Nas contas do BTG Pactual, as ações da Raízen estão baratas mesmo sem considerar os ganhos que virão do E2G e da melhora da produtividade agrícola. Nos atuais níveis, os papéis da companhia são negociados com um desconto de 20% sobre os pares, com um múltiplo (EV/Ebitda) da ordem de 4,5 vezes.

“Muito investidor ainda não acredita no E2G, mas ele vai ser um grande gerador de caixa e vai tirar muito da volatilidade dos resultados nos próximos anos. Cada dia que passa, o risco operacional disso não acontecer é menor”.

Ricardo Mussa, CEO da Raízen

“O desconto fica ainda maior quando olhamos alguns anos à frente, quando os efeitos do EG2 e a melhor produtividade da cana devem aparecer”, escreveu Thiago Duarte, analista do BTG Pactual. “Acreditamos que há muito valor a destravar nos próximos 12 a 24 meses”.

Produtividade do canavial

Na Raízen, a avaliação é semelhante. A melhora da produtividade do canavial — que era um problema grave da companhia — está em curso e já começa a gerar um volume expressivo de caixa para a companhia. Francis Queen, vice-presidente de etanol, açúcar e bioenergia da Raízen, mostrou um gráfico aos investidores com a evolução da produtividade no campo.

Com as mudanças de gestão e melhores práticas agronômicas (plantar a cana na hora certa é fundamental), a Raízen conseguiu reduzir a diferença entre o potencial produtivo da cana própria e dos fornecedores. “Isso traz muita alavancagem operacional”, concorda um analista. Em números, serão R$ 3 bilhões anuais adicionais ao fluxo de caixa.

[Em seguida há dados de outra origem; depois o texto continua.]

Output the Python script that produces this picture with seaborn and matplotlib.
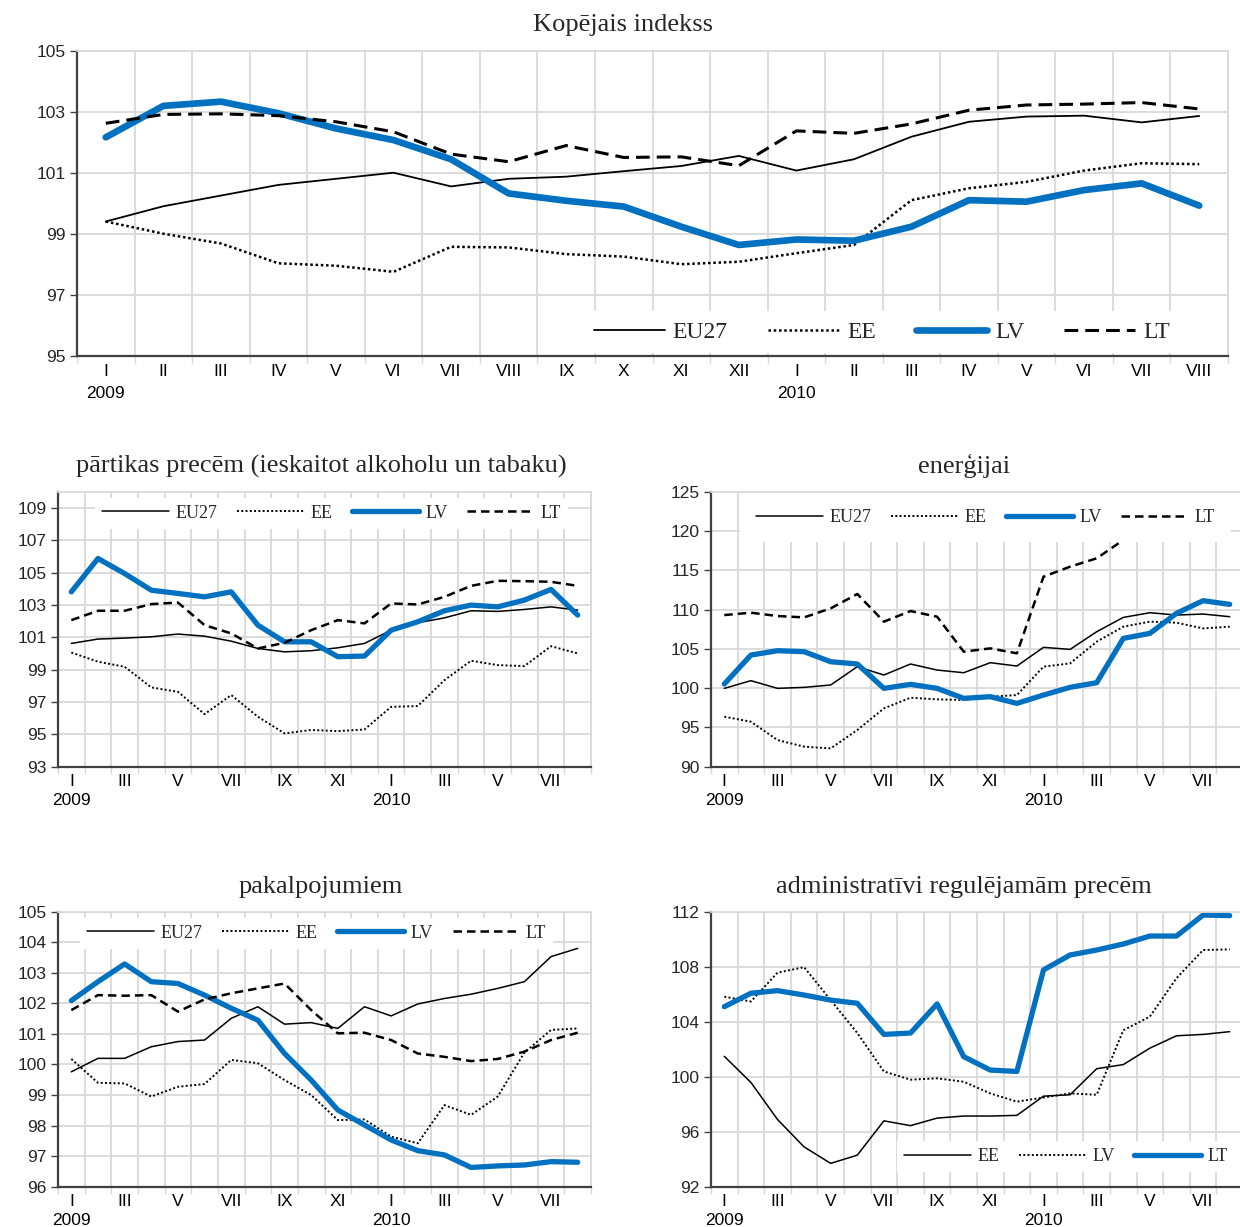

O negócio de açúcar também deve trazer mais resultados nos próximos anos. Com os maiores exportadores globais perto do limite da capacidade, os preços da commodity precisam subir — e já estão em forte alta — para estimular o aumento da capacidade industrial no longo prazo. Como maior exportadora global, a Raízen já se beneficia dos preços melhores.

Aviação e fertilizantes

No longo prazo, a Raízen ainda tem diante de si um oceano para explorar com a descarbonização da economia, que vai da exploração da amônia verde (com um eventual sócio que entenda de fertilizantes) aos combustíveis sustentáveis para aviação e bioplásticos.

No E2G, o potencial pode ser ainda maior que as 20 plantas projetadas até 2030. Se conseguir uma forma eficiente de eletrificar as usinas de cana, a companhia pode liberar um volume monstruoso de bagaço e destiná-lo à produção de etanol de segunda geração.

“A usina roda como uma maria-fumaça, mas se eletrificar nosso processo vai sobrar muito mais bagaço”, disse Mussa. O volume de bagaço queimado nas cadeiras para fazer a usina funcionar seria suficiente para operar mais de 40 plantas de E2G. Para um negócio com uma taxa interna de retorno de 20%, não é de se jogar fora (alô, céticos!).